Here’s another post in our series of websites to check, this time focusing on fresh fruits and vegetables. Is broccoli more nutritious than kale? Can kale be eaten raw, or is it more nutritious when cooked? How is it best cooked? These questions and many more are answered on the amazing site that is run by the George Mateljan Foundation…

The George Mateljan Foundation is a not-for-profit organization, which means they can offer an independent perspective that is not influenced by commercial interests. The Foundation’s mission is to offer the latest scientific information about the benefits of foods, and the specific nutrients they provide. The site offers practical, simple, and affordable ways to enjoy foods such that they fit into your lifestyle.

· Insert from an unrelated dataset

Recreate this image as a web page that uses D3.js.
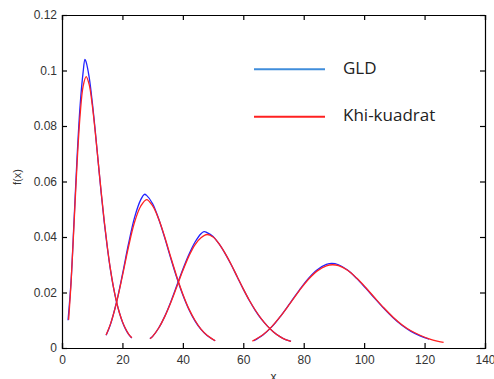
<!DOCTYPE html>
<html lang="id">
  <head>
    <meta charset="UTF-8" />
    <title>GLD vs Khi-kuadrat</title>
    <style>
      * {
        margin: 0;
        padding: 0;
      }
      body {
        background-color: #fff;
      }
      .axis text {
        font-family: "Liberation Sans", Arial, sans-serif;
        font-size: 12px;
        fill: #333;
      }
    </style>
  </head>
  <body>
    <script src="https://cdn.jsdelivr.net/npm/d3@7"></script>
    <script>
      // tick labels
      const xTicks = [0, 20, 40, 60, 80, 100, 120, 140];
      const yTicks = [0, 0.02, 0.04, 0.06, 0.08, 0.1, 0.12];

      // Khi-kuadrat (red) curves
      const khi1X = [2.2, 3, 4, 5, 6, 7, 8, 9, 10, 11, 12, 13, 14, 15, 16, 17, 18, 19, 20, 21, 22, 23.1];
      const khi1Y = [0.0102, 0.0235, 0.0451, 0.0668, 0.084, 0.0944, 0.0978, 0.0949, 0.0877, 0.0779, 0.0669, 0.0559, 0.0456, 0.0365, 0.0286, 0.0221, 0.0169, 0.0127, 0.0095, 0.007, 0.0051, 0.0037];
      const khi2X = [14.6, 16, 18, 20, 22, 24, 26, 28, 30, 32, 34, 36, 38, 40, 42, 44, 46, 48, 50.7];
      const khi2Y = [0.0047, 0.0085, 0.0162, 0.026, 0.0364, 0.0453, 0.051, 0.0535, 0.0512, 0.0465, 0.04, 0.0327, 0.0257, 0.0194, 0.0141, 0.01, 0.0068, 0.0046, 0.0026];
      const khi3X = [29.1, 30, 32, 34, 36, 38, 40, 42, 44, 46, 48, 50, 52, 54, 56, 58, 60, 62, 64, 66, 68, 70, 72, 74, 75.8];
      const khi3Y = [0.0033, 0.0042, 0.0072, 0.0113, 0.0164, 0.0221, 0.0279, 0.0331, 0.0372, 0.0397, 0.0409, 0.04, 0.0375, 0.0341, 0.0301, 0.0257, 0.0213, 0.0172, 0.0136, 0.0105, 0.0079, 0.0058, 0.0042, 0.003, 0.0024];
      const khi4X = [63, 66.5, 69.5, 72.5, 75.5, 78.5, 81.5, 84.5, 87.5, 89.5, 91.5, 94.5, 97.5, 100.5, 103.5, 106.5, 109.5, 112.5, 115.5, 118.5, 121.5, 124.5, 126.3];
      const khi4Y = [0.0025, 0.0048, 0.0078, 0.0117, 0.0161, 0.0206, 0.0247, 0.0278, 0.0296, 0.03, 0.0297, 0.028, 0.0252, 0.0218, 0.0181, 0.0145, 0.0112, 0.0084, 0.0062, 0.0046, 0.0033, 0.0024, 0.002];

      // GLD (blue) curves
      const gld1X = [2.0, 3, 4, 5, 6, 7, 7.6, 8, 9, 10, 11, 12, 13, 14, 15, 16, 17, 18, 19, 20, 21, 22, 23.1];
      const gld1Y = [0.01, 0.024, 0.0462, 0.069, 0.0875, 0.0995, 0.104, 0.103, 0.0975, 0.0888, 0.0783, 0.0668, 0.0555, 0.0452, 0.0362, 0.0284, 0.022, 0.0168, 0.0127, 0.0094, 0.0069, 0.005, 0.0036];
      const gld2X = [14.6, 16, 18, 20, 22, 24, 26, 27.3, 28, 30, 32, 34, 36, 38, 40, 42, 44, 46, 48, 50.7];
      const gld2Y = [0.0046, 0.0084, 0.0163, 0.0265, 0.0375, 0.047, 0.0533, 0.0554, 0.055, 0.052, 0.0465, 0.0397, 0.0323, 0.0253, 0.0191, 0.0139, 0.0098, 0.0067, 0.0045, 0.0026];
      const gld3X = [29.1, 30, 32, 34, 36, 38, 40, 42, 44, 46, 47, 48, 50, 52, 54, 56, 58, 60, 62, 64, 66, 68, 70, 72, 74, 75.8];
      const gld3Y = [0.0034, 0.0042, 0.0072, 0.0114, 0.0166, 0.0225, 0.0284, 0.0337, 0.0381, 0.0412, 0.0419, 0.0416, 0.0402, 0.0375, 0.034, 0.03, 0.0256, 0.0212, 0.0171, 0.0135, 0.0104, 0.0079, 0.0058, 0.0042, 0.003, 0.0024];
      const gld4X = [63.5, 66.5, 69.5, 72.5, 75.5, 78.5, 81.5, 84.5, 87.5, 89.3, 91.5, 94.5, 97.5, 100.5, 103.5, 106.5, 109.5, 112.5, 115.5, 118.5, 121.5];
      const gld4Y = [0.0026, 0.0047, 0.0077, 0.0117, 0.0162, 0.0208, 0.025, 0.0282, 0.0301, 0.0305, 0.03, 0.0281, 0.0251, 0.0216, 0.0179, 0.0143, 0.011, 0.0082, 0.006, 0.0044, 0.0032];

      const legendLabels = ["GLD", "Khi-kuadrat"];

      const W = 494,
        H = 379;
      const plot = { left: 62, right: 485, top: 15, bottom: 348 };

      const zip = (xs, ys) => xs.map((x, i) => [x, ys[i]]);
      const gldCurves = [zip(gld1X, gld1Y), zip(gld2X, gld2Y), zip(gld3X, gld3Y), zip(gld4X, gld4Y)];
      const khiCurves = [zip(khi1X, khi1Y), zip(khi2X, khi2Y), zip(khi3X, khi3Y), zip(khi4X, khi4Y)];

      const svg = d3.select("body").append("svg").attr("width", W).attr("height", H);

      const x = d3.scaleLinear().domain([0, 140]).range([plot.left, plot.right]);
      const y = d3.scaleLinear().domain([0, 0.12]).range([plot.bottom, plot.top]);
      const fmt = (d) => String(+d.toFixed(2));

      // 坐标轴
      svg
        .append("g")
        .attr("class", "axis")
        .attr("transform", `translate(0,${plot.bottom})`)
        .call(d3.axisBottom(x).tickValues(xTicks).tickFormat(fmt).tickSize(-5).tickPadding(7));
      svg
        .append("g")
        .attr("class", "axis")
        .attr("transform", `translate(${plot.left},0)`)
        .call(d3.axisLeft(y).tickValues(yTicks).tickFormat(fmt).tickSize(-5).tickPadding(5));
      svg
        .append("g")
        .attr("class", "axis")
        .attr("transform", `translate(0,${plot.top})`)
        .call(d3.axisTop(x).tickValues(xTicks).tickFormat("").tickSize(-5));
      svg
        .append("g")
        .attr("class", "axis")
        .attr("transform", `translate(${plot.right},0)`)
        .call(d3.axisRight(y).tickValues(yTicks).tickFormat("").tickSize(-5));
      svg.selectAll(".axis path, .axis line").attr("stroke", "#000").attr("stroke-width", 1.2);

      // 轴标题
      svg
        .append("text")
        .attr("x", (plot.left + plot.right) / 2)
        .attr("y", 381)
        .attr("text-anchor", "middle")
        .attr("font-family", "Liberation Sans, Arial, sans-serif")
        .attr("font-size", 12)
        .attr("fill", "#333")
        .text("x");
      svg
        .append("text")
        .attr("transform", `translate(21,177) rotate(-90)`)
        .attr("text-anchor", "middle")
        .attr("font-family", "Liberation Sans, Arial, sans-serif")
        .attr("font-size", 11)
        .attr("fill", "#333")
        .text("f(x)");

      // 曲线
      const line = d3
        .line()
        .x((d) => x(d[0]))
        .y((d) => y(d[1]))
        .curve(d3.curveCatmullRom);

      svg
        .selectAll("path.gld")
        .data(gldCurves)
        .enter()
        .append("path")
        .classed("gld", true)
        .attr("d", line)
        .attr("fill", "none")
        .attr("stroke", "#2222ff")
        .attr("stroke-width", 1.3);
      svg
        .selectAll("path.khi")
        .data(khiCurves)
        .enter()
        .append("path")
        .classed("khi", true)
        .attr("d", line)
        .attr("fill", "none")
        .attr("stroke", "#ff2222")
        .attr("stroke-width", 1.3);

      // 图例
      const legendColors = ["#3f8ddb", "#ff2020"];
      const legend = svg
        .selectAll("g.legend")
        .data(legendLabels)
        .enter()
        .append("g")
        .classed("legend", true)
        .attr("transform", (d, i) => `translate(254,${69.3 + i * 47.4})`);
      legend
        .append("line")
        .attr("x1", 0)
        .attr("x2", 71)
        .attr("stroke", (d, i) => legendColors[i])
        .attr("stroke-width", 2);
      legend
        .append("text")
        .attr("x", 89)
        .attr("y", 4.5)
        .attr("font-family", "Open Sans, sans-serif")
        .attr("font-size", 17)
        .attr("fill", "#222")
        .text((d) => d);
    </script>
  </body>
</html>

The site itself is called “The World’s Healthiest Foods” and its address is whfoods.com. The home page has several topics of interest, updated frequently. For instance, there’s a “Food of the Week,” “Recipe of the Week,” and “Nutrient of the Week.”

Searching the site

My favorite part of the site is the search utility. You can type in whatever food you’re interested in and search the Foundation’s database. The search results present you with a list of links in sections, such as Diets, FAQs (frequently asked questions), Foods and Spices, Nutrients, Preparation Tips, Recipes, Special Needs, and Ask George.

I have to say that the first couple of times I used the site I found the presentation of the search results to be a tiny bit counter-intuitive. But that’s a minor nit-pick when compared to the huge amount of valuable information! Here’s what I mean by counter-intuitive: if I enter the search term “broccoli” and click Search, what comes back is the following: 

Screen shot of a search results page on whfoods.com, as described in this post on CALMERme.com

As you can see, you have to scroll down to the Foods and Spices section before finding the word “broccoli.” The first couple of times you use the site, you might be left wondering why all these other links are included if they don’t even mention broccoli…but hang in there, because here’s the thing: although many of the entries in the sections are not specifically about broccoli, they each contain a reference to broccoli in the context of the section. For instance, the Recipes section includes a link to Miso Healthy Saute because the recipe calls for broccoli florets.

Find out just about everything you need to know about a food…

The entry in Foods and Spices contains a host of information. Most of the food-specific links go to pages that include sections like these:

  • What’s new and beneficial about the specific food
  • WHFoods Recommendations that provide information about how much of the given food to include in your diet.
  • Nutritional profile, both overview and detailed. This is an example of the detailed nutritional table for broccoli:

Screen shot of the nutritional profile of broccoli, as seen on whfoods.com, as described in this post on CALMERme.com

  • Health benefits afforded by the food, which goes into detail about the food’s specific benefits, such as anti-inflammation, antioxidant properties, detoxification, cancer prevention, digestive support, cardiovascular support, etc.
  • How to select, store, and cook the food.
  • Individual concerns.

A great way to spend time

You can easily spend a couple of hours roaming around the pages on this excellent site. Some of the information gets quite technical and more detailed than I need, but it’s easy to skip over. It’s nice to know that the information is there if I want it.